6 Sep 2015
Market Square 45s - The Wrong Society / Worthless / Paul Messis
Reviewed by Josh Robertson
This month's set of 45's by Market Square offers up nothing but good, mid-1960s style garage rock. If you like that sort of throwback styling from modern groups, you will LOVE these. Anyway, let's take a listen.
The Wrong Society's "She Destroyed Me" starts with a Kinks-y opening riff, this is a dead ringer for the 1960s, with protopunk Vox keys and clean, ringing guitar. It's all about bad women doing you wrong, and during the middle eight there are some nice harmonies before closing out with the main riff. This is great stuff, with a total throwback garage-rock feel. It's catchy and I really dig it. "Without You", the B side, starts off with a fuzz riff then switches back to clean guitar with some overbearing keyboards and a minor key pre-chorus. The band drops out to let the intro riff come through repeatedely, and this is simple garage rock, but as the band modulates it proves to be more than your average old hacking away. The fuzz riff is super effective and the theme of wild girls is the main driving force for these young lads.

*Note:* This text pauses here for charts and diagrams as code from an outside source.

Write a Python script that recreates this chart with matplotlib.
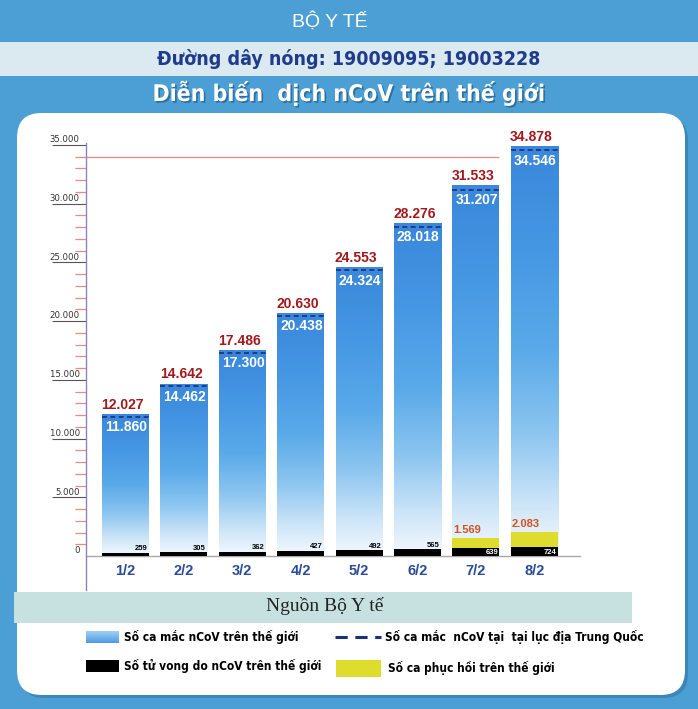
import numpy as np
import matplotlib
matplotlib.use("Agg")
import matplotlib.pyplot as plt
from matplotlib import font_manager
from matplotlib.patches import Rectangle, FancyBboxPatch
from matplotlib.colors import LinearSegmentedColormap
import matplotlib.patheffects as pe

# ---------------- data ----------------
dates = ["1/2", "2/2", "3/2", "4/2", "5/2", "6/2", "7/2", "8/2"]
world_cases = [12027, 14642, 17486, 20630, 24553, 28276, 31533, 34878]
china_cases = [11860, 14462, 17300, 20438, 24324, 28018, 31207, 34546]
deaths = [259, 305, 362, 427, 492, 565, 639, 724]
recovered = [0, 0, 0, 0, 0, 0, 1569, 2083]
y_major = [0, 5000, 10000, 15000, 20000, 25000, 30000, 35000]
red_line_value = 34000

# ---------------- fonts ----------------
names = {f.name for f in font_manager.fontManager.ttflist}
if "Liberation Sans Narrow" in names:
    NARROW, STRETCH = "Liberation Sans Narrow", "normal"
else:
    NARROW, STRETCH = "DejaVu Sans", "condensed"
SANS = "Liberation Sans" if "Liberation Sans" in names else "DejaVu Sans"
SERIF = "Liberation Serif" if "Liberation Serif" in names else "DejaVu Serif"

W, H = 698, 709
fig = plt.figure(figsize=(W / 100, H / 100), dpi=100)
fig.patch.set_facecolor("#4c9fd4")


def fx(x):
    return x / W


def fy(y):
    return 1 - y / H


# light hotline band
fig.add_artist(Rectangle((0, fy(76)), 1, fy(42) - fy(76), transform=fig.transFigure,
                         facecolor="#dbe9f1", edgecolor="none", zorder=0))
# card shadow + card
fig.add_artist(FancyBboxPatch((fx(20), fy(698)), fx(685) - fx(17), fy(113) - fy(695),
                              boxstyle="round,pad=0,rounding_size=0.035",
                              transform=fig.transFigure, facecolor="#3a80b3",
                              edgecolor="none", zorder=0.5, alpha=0.8))
fig.add_artist(FancyBboxPatch((fx(17), fy(695)), fx(685) - fx(17), fy(113) - fy(695),
                              boxstyle="round,pad=0,rounding_size=0.035",
                              transform=fig.transFigure, facecolor="white",
                              edgecolor="none", zorder=0.6))
# source band
fig.add_artist(Rectangle((fx(14), fy(623)), fx(632) - fx(14), fy(592) - fy(623),
                         transform=fig.transFigure, facecolor="#c6e1df",
                         edgecolor="none", zorder=0.7))

# header texts
fig.text(fx(330), fy(21), "BỘ Y TẾ", ha="center", va="center", color="white",
         fontsize=14, family=SANS, fontweight="light")
fig.text(fx(349), fy(59), "Đường dây nóng: 19009095; 19003228", ha="center", va="center",
         color="#1f3c8c", fontsize=14, family=NARROW, fontstretch=STRETCH, fontweight="bold")
fig.text(fx(349), fy(93), "Diễn biến  dịch nCoV trên thế giới", ha="center", va="center",
         color="white", fontsize=16.5, family=NARROW, fontstretch=STRETCH, fontweight="bold",
         path_effects=[pe.withSimplePatchShadow(offset=(1.2, -1.2), shadow_rgbFace="#1d4f78", alpha=0.6)])
fig.text(fx(325), fy(606), "Nguồn Bộ Y tế", ha="center", va="center", color="#222222",
         fontsize=14, family=SERIF, zorder=2)

# ---------------- chart axes ----------------
ax_left_px, ax_right_px = 86, 580
zero_px, top_px = 556, 143
px_per_unit = (556 - 145) / 35000.0
ax = fig.add_axes([fx(ax_left_px), fy(zero_px), fx(ax_right_px) - fx(ax_left_px),
                   fy(top_px) - fy(zero_px)])
ax.set_facecolor("none")
ax.set_zorder(1)

step = 58.4
xlim = ((ax_left_px - 125.5) / step, (ax_right_px - 125.5) / step)
ylim = (0, (zero_px - top_px) / px_per_unit)
x = np.arange(len(dates))
w = 47 / step

cmap = LinearSegmentedColormap.from_list("bar", [
    (0.0, "#f4f9fe"), (0.12, "#cfe6f8"), (0.3, "#8cc5f0"),
    (0.5, "#5aaae9"), (0.75, "#4597e3"), (1.0, "#3a87db")])
grad = np.linspace(0, 1, 256).reshape(-1, 1)

bars = ax.bar(x, world_cases, width=w, color="none", edgecolor="none", zorder=2)
for b in bars:
    ax.imshow(grad, extent=[b.get_x(), b.get_x() + b.get_width(), 0, b.get_height()],
              origin="lower", aspect="auto", cmap=cmap, zorder=2)

ax.bar(x, recovered, width=w, color="#dedc2c", zorder=3)
ax.bar(x, deaths, width=w, color="black", zorder=4)
ax.hlines(china_cases, x - w / 2, x + w / 2, colors="#1b2f7e", linestyles=(0, (3, 2)),
          linewidth=1.2, zorder=5)
ax.hlines(red_line_value, xlim[0], x[6] + w / 2, colors="#e58a8a", linewidth=0.9, zorder=1)


def fmt(v):
    return f"{v:,}".replace(",", ".")


for i in range(len(dates)):
    ax.annotate(fmt(world_cases[i]), (x[i] - w / 2, world_cases[i]), xytext=(-0.5, 2),
                textcoords="offset points", ha="left", va="bottom", color="#a3181c",
                fontsize=10, fontweight="bold", family=SANS, zorder=6)
    ax.annotate(fmt(china_cases[i]), (x[i] + w / 2, china_cases[i]), xytext=(-1, -2.5),
                textcoords="offset points", ha="right", va="top", color="white",
                fontsize=10, fontweight="bold", family=SANS, zorder=6)
    if recovered[i] > 0:
        ax.annotate(fmt(recovered[i]), (x[i] - w / 2, recovered[i]), xytext=(0.5, 1.5),
                    textcoords="offset points", ha="left", va="bottom", color="#d2521e",
                    fontsize=8, fontweight="bold", family=SANS, zorder=6)
        ax.annotate(fmt(deaths[i]), (x[i] + w / 2, deaths[i] / 2), xytext=(-1, -0.5),
                    textcoords="offset points", ha="right", va="center", color="white",
                    fontsize=5.5, fontweight="bold", family=SANS, zorder=6)
    else:
        ax.annotate(fmt(deaths[i]), (x[i] + w / 2, deaths[i]), xytext=(-1, 0.5),
                    textcoords="offset points", ha="right", va="bottom", color="black",
                    fontsize=5.5, fontweight="bold", family=SANS, zorder=6)

ax.set_xlim(*xlim)
ax.set_ylim(*ylim)

# x axis
ax.set_xticks(x, dates)
ax.tick_params(axis="x", length=0, pad=6, labelsize=10.5, labelcolor="#2b4c9b")
for t in ax.get_xticklabels():
    t.set_fontweight("bold")
    t.set_family(SANS)

# y axis
ax.set_yticks(y_major[1:])
ax.set_yticks([v for v in range(1000, 35000, 1000) if v % 5000 != 0], minor=True)
ax.tick_params(axis="y", which="major", length=24.5, width=0.8, color="#555555",
               labelleft=False)
ax.tick_params(axis="y", which="minor", length=8, width=0.9, color="#e58a8a")
for v in y_major:
    ax.annotate(fmt(v), (0, v), xycoords=("axes fraction", "data"), xytext=(-4.5, 0.5),
                textcoords="offset points", ha="right", va="bottom", fontsize=6.8,
                color="#333333", family=NARROW, fontstretch=STRETCH)

for s in ["top", "right", "left"]:
    ax.spines[s].set_visible(False)
ax.spines["bottom"].set_color("#a8a8a8")
ax.spines["bottom"].set_linewidth(1)
ax.plot([0, 0], [-(590 - zero_px) / (zero_px - top_px), 1], transform=ax.transAxes,
        color="#8a86b8", linewidth=1, clip_on=False, zorder=7)

# ---------------- legend ----------------
leg_ax = fig.add_axes([fx(86), fy(643), fx(119) - fx(86), fy(631) - fy(643)])
leg_ax.set_zorder(3)
leg_ax.imshow(grad, aspect="auto", cmap=LinearSegmentedColormap.from_list(
    "sw", ["#a9d4f5", "#4a9be6"]), origin="upper")
leg_ax.axis("off")
fig.add_artist(Rectangle((fx(86), fy(672)), fx(119) - fx(86), fy(660) - fy(672),
                         transform=fig.transFigure, facecolor="black", edgecolor="none", zorder=2))
fig.add_artist(Rectangle((fx(336), fy(677)), fx(381) - fx(336), fy(660) - fy(677),
                         transform=fig.transFigure, facecolor="#dedc2c", edgecolor="none", zorder=2))
fig.add_artist(matplotlib.lines.Line2D([fx(335), fx(381)], [fy(637), fy(637)],
                                       transform=fig.transFigure, color="#1b2f7e",
                                       linewidth=2.2, linestyle=(0, (4, 2.5)), zorder=2))
leg_kw = dict(va="center", ha="left", fontsize=8.6, family=NARROW, fontstretch=STRETCH,
              fontweight="bold", color="black", zorder=3)
fig.text(fx(124), fy(637), "Số ca mắc nCoV trên thế giới", **leg_kw)
fig.text(fx(124), fy(666), "Số tử vong do nCoV trên thế giới", **leg_kw)
fig.text(fx(385), fy(637), "Số ca mắc  nCoV tại  tại lục địa Trung Quốc", **leg_kw)
fig.text(fx(388), fy(668), "Số ca phục hồi trên thế giới", **leg_kw)

fig.savefig("out.png", dpi=100)
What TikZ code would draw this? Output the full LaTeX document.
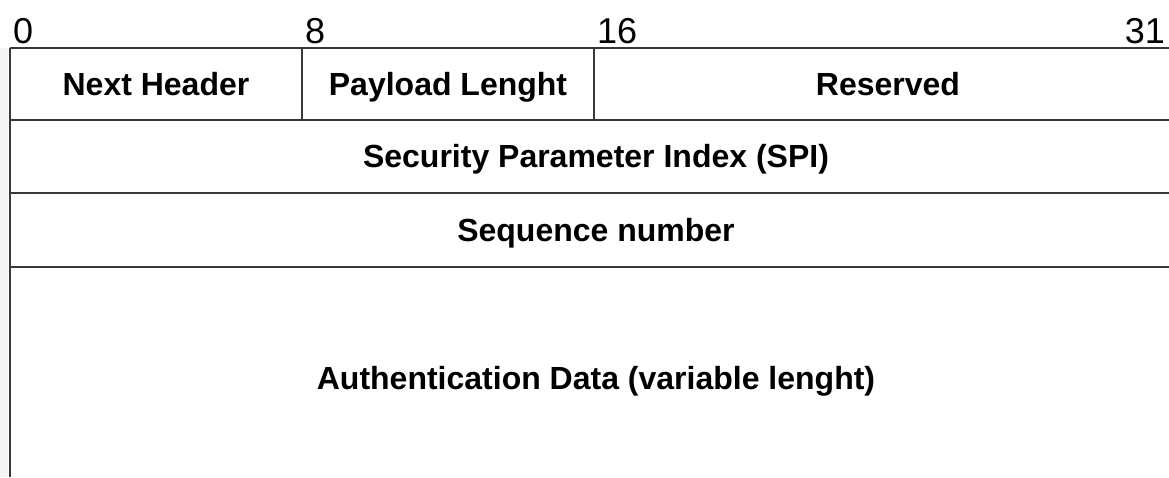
\documentclass[tikz,border=0pt]{standalone}
\usepackage{fontspec}
\setmainfont{Liberation Sans}
\usetikzlibrary{positioning}
\tikzset{
  row line/.style={line width=1.5pt, color=black!78},
  field text/.style={font=\fontsize{32}{38}\selectfont\bfseries, inner sep=0pt, text height=23pt, text depth=0pt},
  bit label/.style={font=\fontsize{36}{42}\selectfont, inner sep=0pt}
}

\begin{document}
\begin{tikzpicture}[x=1pt,y=1pt]
    \useasboundingbox (0,0) rectangle (1169,477);
    \pgfmathsetmacro{\leftX}{10}
    \pgfmathsetmacro{\rightX}{1182}
    \pgfmathsetmacro{\divA}{302}
    \pgfmathsetmacro{\divB}{594}

    \pgfmathsetmacro{\rowA}{429}
    \pgfmathsetmacro{\rowB}{357}
    \pgfmathsetmacro{\rowC}{284}
    \pgfmathsetmacro{\rowD}{210}
    \pgfmathsetmacro{\bitY}{433}

    % Left margin strip
    \fill[black!4] (0,0) rectangle (8,\rowA);

    % Bit numbers
    \node[bit label, anchor=base west] (bit0) at (13,\bitY) {0};
    \node[bit label, anchor=base west] (bit8) at (\divA+3,\bitY) {8};
    \node[bit label, anchor=base west] (bit16) at (\divB+3,\bitY) {16};
    \node[bit label, anchor=base east] (bit31) at (1165,\bitY) {31};

    % Row lines
    \foreach \yy in {\rowA,\rowB,\rowC,\rowD}{
        \draw[row line] (\leftX,\yy) -- (\rightX,\yy);
    }
    \draw[row line] (\leftX,\rowA) -- (\leftX,0);

    % Field dividers
    \draw[row line] (\divA,\rowA) -- (\divA,\rowB);
    \draw[row line] (\divB,\rowA) -- (\divB,\rowB);

    % Row 1
    \node[field text] (nexthdr) at ({(\leftX+\divA)/2},{(\rowA+\rowB)/2}) {Next Header};
    \node[field text] (paylen) at ({(\divA+\divB)/2},{(\rowA+\rowB)/2}) {Payload Lenght};
    \node[field text] (reserved) at ({(\divB+\rightX)/2},{(\rowA+\rowB)/2}) {Reserved};

    % Row 2 and 3
    \node[field text] (spi) at ({(\leftX+\rightX)/2},{(\rowB+\rowC)/2}) {Security Parameter Index (SPI)};
    \node[field text] (seqnum) at ({(\leftX+\rightX)/2},{(\rowC+\rowD)/2}) {Sequence number};

    % Row 4
    \node[field text] (authdata) at ({(\leftX+\rightX)/2},99) {Authentication Data (variable lenght)};
\end{tikzpicture}
\end{document}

Worthless' "Children of the Grave" , side A, has a major key feel with echo-chamber vocals and a late 60s feel. The rhythm is pure Doorsy goodness and you can feel yourself drifting away as the song goes along. Cold, dark, slightly gothic. "Softest" the b-side has what sounds like Farfisa organ and a whimsical, almost Pink Floyd feeling. Even though the band do this in a major key there is still a really ethereal vibe. It's hard to understand the lyrics on both these cuts, but I think that is not so much the point as the overall feel. Great stuff.
Paul Messis (the label owner) brings up the rear with more 1966-era garage rocking with hollow-bodied ringing guitars and lyrics speaking of Ivory towers. This is snotty garage rock and this 45 would have sounded right in place on "Nuggets" or "Back from the Grave". "As Time Rolls By" is kind of Byrdsy too, complete with Rickenbacker lead guitar overlays. Messis sings in a sort of dead-pan style which is nice and there is happiness meeting depression here, the way I see it.
Market Square Records definitely has something going here. All these cuts show a clear grasp of vintage garage-psych and all could have come out in 1966 if you didn't know better, when 45s meant something!